"""
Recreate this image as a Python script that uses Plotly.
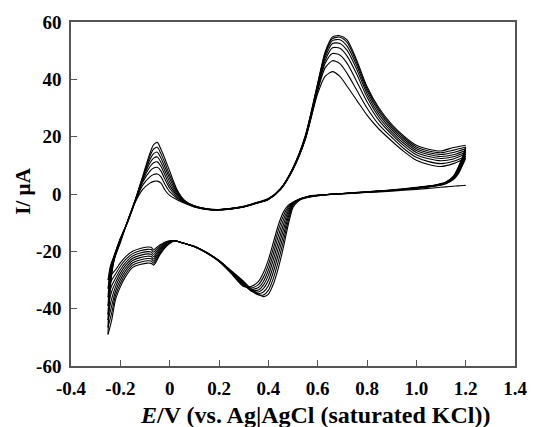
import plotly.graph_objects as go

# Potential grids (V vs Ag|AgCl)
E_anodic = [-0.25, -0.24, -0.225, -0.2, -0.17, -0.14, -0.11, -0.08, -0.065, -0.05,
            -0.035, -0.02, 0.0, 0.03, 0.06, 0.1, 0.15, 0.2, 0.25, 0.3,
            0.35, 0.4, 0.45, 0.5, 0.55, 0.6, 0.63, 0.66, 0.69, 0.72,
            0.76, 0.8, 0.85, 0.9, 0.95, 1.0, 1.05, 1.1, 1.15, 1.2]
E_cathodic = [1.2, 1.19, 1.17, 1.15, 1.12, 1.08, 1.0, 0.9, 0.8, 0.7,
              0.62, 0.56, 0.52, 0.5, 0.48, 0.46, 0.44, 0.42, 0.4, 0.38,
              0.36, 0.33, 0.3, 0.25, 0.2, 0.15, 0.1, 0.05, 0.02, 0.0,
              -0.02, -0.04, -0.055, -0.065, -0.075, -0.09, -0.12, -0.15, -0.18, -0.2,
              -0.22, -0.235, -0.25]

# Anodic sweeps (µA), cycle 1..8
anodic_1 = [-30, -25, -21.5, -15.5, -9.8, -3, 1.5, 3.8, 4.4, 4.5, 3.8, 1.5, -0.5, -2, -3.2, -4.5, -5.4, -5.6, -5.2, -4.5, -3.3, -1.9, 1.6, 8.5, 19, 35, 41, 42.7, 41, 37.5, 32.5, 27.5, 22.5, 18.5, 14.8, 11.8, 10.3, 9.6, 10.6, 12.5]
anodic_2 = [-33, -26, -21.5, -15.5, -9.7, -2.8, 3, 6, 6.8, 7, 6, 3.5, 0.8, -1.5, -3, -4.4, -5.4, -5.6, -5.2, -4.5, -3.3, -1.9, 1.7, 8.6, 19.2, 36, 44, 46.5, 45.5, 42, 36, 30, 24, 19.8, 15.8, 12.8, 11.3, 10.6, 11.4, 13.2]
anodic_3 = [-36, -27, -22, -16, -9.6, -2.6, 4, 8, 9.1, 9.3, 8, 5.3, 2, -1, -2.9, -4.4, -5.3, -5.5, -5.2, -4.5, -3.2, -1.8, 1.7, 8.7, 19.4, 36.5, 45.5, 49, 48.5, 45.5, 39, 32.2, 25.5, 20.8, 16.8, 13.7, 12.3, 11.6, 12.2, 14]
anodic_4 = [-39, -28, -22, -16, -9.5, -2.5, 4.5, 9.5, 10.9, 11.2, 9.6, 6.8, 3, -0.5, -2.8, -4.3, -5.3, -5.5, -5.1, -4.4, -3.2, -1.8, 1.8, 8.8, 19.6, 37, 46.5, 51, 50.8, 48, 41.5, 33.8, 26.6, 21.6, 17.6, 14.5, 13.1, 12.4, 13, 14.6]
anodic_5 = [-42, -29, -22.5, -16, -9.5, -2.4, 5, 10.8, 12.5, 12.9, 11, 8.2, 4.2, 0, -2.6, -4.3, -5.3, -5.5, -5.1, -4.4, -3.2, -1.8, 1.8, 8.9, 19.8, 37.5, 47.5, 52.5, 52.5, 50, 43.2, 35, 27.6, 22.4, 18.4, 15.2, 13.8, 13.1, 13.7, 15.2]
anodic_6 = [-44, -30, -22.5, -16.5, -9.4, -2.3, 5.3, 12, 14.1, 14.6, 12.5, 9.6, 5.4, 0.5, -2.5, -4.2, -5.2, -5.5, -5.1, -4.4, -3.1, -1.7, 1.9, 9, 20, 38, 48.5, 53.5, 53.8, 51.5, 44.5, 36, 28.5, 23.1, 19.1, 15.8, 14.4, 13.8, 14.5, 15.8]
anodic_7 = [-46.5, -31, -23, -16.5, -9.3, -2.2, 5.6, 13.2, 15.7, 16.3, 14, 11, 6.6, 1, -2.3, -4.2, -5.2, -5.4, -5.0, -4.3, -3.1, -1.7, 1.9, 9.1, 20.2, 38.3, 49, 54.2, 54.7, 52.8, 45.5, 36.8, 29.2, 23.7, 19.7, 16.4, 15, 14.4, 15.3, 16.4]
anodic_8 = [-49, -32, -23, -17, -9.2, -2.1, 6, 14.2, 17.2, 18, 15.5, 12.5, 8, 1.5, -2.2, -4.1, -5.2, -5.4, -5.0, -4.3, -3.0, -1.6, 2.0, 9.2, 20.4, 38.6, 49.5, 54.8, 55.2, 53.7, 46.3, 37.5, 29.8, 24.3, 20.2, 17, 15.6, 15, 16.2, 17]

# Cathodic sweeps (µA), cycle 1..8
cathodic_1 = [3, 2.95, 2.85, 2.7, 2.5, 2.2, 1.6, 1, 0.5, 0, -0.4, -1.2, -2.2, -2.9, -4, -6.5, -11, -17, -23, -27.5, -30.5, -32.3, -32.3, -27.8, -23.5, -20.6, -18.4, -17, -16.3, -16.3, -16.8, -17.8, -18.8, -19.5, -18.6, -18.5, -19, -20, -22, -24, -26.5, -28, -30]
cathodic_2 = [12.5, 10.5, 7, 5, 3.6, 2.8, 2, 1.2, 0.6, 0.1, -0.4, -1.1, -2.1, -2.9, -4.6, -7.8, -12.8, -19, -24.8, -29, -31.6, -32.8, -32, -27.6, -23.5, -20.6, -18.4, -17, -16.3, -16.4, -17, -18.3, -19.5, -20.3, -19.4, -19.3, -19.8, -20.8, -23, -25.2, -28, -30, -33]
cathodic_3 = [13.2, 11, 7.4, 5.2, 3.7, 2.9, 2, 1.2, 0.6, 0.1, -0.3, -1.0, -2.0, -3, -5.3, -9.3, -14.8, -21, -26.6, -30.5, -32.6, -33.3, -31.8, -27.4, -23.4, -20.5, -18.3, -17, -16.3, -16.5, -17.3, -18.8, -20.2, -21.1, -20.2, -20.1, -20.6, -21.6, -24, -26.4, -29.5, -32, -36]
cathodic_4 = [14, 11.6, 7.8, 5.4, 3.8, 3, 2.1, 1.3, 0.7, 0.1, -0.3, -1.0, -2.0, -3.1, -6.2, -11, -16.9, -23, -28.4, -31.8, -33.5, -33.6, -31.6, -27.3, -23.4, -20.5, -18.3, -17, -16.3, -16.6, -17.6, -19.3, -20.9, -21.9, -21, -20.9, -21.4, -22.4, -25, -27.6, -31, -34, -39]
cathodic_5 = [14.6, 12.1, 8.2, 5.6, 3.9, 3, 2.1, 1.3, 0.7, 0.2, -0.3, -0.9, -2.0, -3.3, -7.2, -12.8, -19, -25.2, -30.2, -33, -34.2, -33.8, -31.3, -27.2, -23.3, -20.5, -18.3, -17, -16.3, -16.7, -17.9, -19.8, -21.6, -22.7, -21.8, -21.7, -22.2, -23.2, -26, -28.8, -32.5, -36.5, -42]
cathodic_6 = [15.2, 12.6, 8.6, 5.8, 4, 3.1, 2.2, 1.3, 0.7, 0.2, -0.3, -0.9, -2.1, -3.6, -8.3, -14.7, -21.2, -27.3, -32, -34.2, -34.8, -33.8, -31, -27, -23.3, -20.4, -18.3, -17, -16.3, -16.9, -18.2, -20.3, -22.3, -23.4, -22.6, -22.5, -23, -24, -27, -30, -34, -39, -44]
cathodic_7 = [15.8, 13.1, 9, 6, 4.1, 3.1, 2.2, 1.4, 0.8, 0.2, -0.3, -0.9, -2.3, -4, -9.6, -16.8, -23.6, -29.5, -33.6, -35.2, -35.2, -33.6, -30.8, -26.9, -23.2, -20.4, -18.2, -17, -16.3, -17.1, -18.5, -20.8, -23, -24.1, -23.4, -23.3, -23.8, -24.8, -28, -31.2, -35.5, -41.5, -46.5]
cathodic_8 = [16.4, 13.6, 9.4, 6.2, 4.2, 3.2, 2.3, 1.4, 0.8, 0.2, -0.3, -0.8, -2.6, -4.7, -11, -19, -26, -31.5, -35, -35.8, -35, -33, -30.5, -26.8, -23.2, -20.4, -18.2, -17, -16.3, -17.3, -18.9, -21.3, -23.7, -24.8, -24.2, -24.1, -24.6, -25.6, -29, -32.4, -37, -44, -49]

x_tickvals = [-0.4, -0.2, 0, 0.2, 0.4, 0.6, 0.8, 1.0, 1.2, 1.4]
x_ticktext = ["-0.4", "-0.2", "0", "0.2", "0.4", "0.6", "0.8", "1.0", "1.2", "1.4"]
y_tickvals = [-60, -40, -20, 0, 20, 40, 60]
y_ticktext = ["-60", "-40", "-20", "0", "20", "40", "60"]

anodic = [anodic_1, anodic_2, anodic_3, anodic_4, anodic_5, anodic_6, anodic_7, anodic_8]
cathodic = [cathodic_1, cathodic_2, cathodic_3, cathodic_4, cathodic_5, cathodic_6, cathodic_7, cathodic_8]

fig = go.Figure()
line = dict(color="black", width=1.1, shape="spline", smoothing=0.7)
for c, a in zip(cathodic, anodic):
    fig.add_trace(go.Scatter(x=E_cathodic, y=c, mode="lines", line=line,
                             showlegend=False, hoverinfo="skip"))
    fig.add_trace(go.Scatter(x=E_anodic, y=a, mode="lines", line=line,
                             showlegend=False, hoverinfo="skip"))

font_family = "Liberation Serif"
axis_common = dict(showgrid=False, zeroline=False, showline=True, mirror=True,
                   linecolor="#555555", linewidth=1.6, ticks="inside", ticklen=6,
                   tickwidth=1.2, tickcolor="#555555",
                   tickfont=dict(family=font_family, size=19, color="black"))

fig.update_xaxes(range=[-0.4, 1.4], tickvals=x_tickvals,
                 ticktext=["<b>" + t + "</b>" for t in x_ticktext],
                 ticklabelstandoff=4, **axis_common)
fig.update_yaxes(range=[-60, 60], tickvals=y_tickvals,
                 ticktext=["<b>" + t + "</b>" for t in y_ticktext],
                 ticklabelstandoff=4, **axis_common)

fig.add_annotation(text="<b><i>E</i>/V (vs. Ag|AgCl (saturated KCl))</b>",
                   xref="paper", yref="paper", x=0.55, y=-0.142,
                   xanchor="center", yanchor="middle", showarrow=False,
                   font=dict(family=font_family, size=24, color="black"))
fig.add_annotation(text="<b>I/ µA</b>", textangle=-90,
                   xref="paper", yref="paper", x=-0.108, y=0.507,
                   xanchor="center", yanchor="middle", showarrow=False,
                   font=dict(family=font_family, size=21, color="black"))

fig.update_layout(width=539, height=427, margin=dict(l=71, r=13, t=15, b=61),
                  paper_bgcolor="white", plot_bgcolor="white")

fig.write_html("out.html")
"""
* [Aim]:
From the opening line of the listing above through the line bearing "-0.22, -0.235, -0.25]", repeat each line exactly. Drop every picture.

* [Completed exercise]:
Recreate this image as a Python script that uses Plotly.
import plotly.graph_objects as go

# Potential grids (V vs Ag|AgCl)
E_anodic = [-0.25, -0.24, -0.225, -0.2, -0.17, -0.14, -0.11, -0.08, -0.065, -0.05,
            -0.035, -0.02, 0.0, 0.03, 0.06, 0.1, 0.15, 0.2, 0.25, 0.3,
            0.35, 0.4, 0.45, 0.5, 0.55, 0.6, 0.63, 0.66, 0.69, 0.72,
            0.76, 0.8, 0.85, 0.9, 0.95, 1.0, 1.05, 1.1, 1.15, 1.2]
E_cathodic = [1.2, 1.19, 1.17, 1.15, 1.12, 1.08, 1.0, 0.9, 0.8, 0.7,
              0.62, 0.56, 0.52, 0.5, 0.48, 0.46, 0.44, 0.42, 0.4, 0.38,
              0.36, 0.33, 0.3, 0.25, 0.2, 0.15, 0.1, 0.05, 0.02, 0.0,
              -0.02, -0.04, -0.055, -0.065, -0.075, -0.09, -0.12, -0.15, -0.18, -0.2,
              -0.22, -0.235, -0.25]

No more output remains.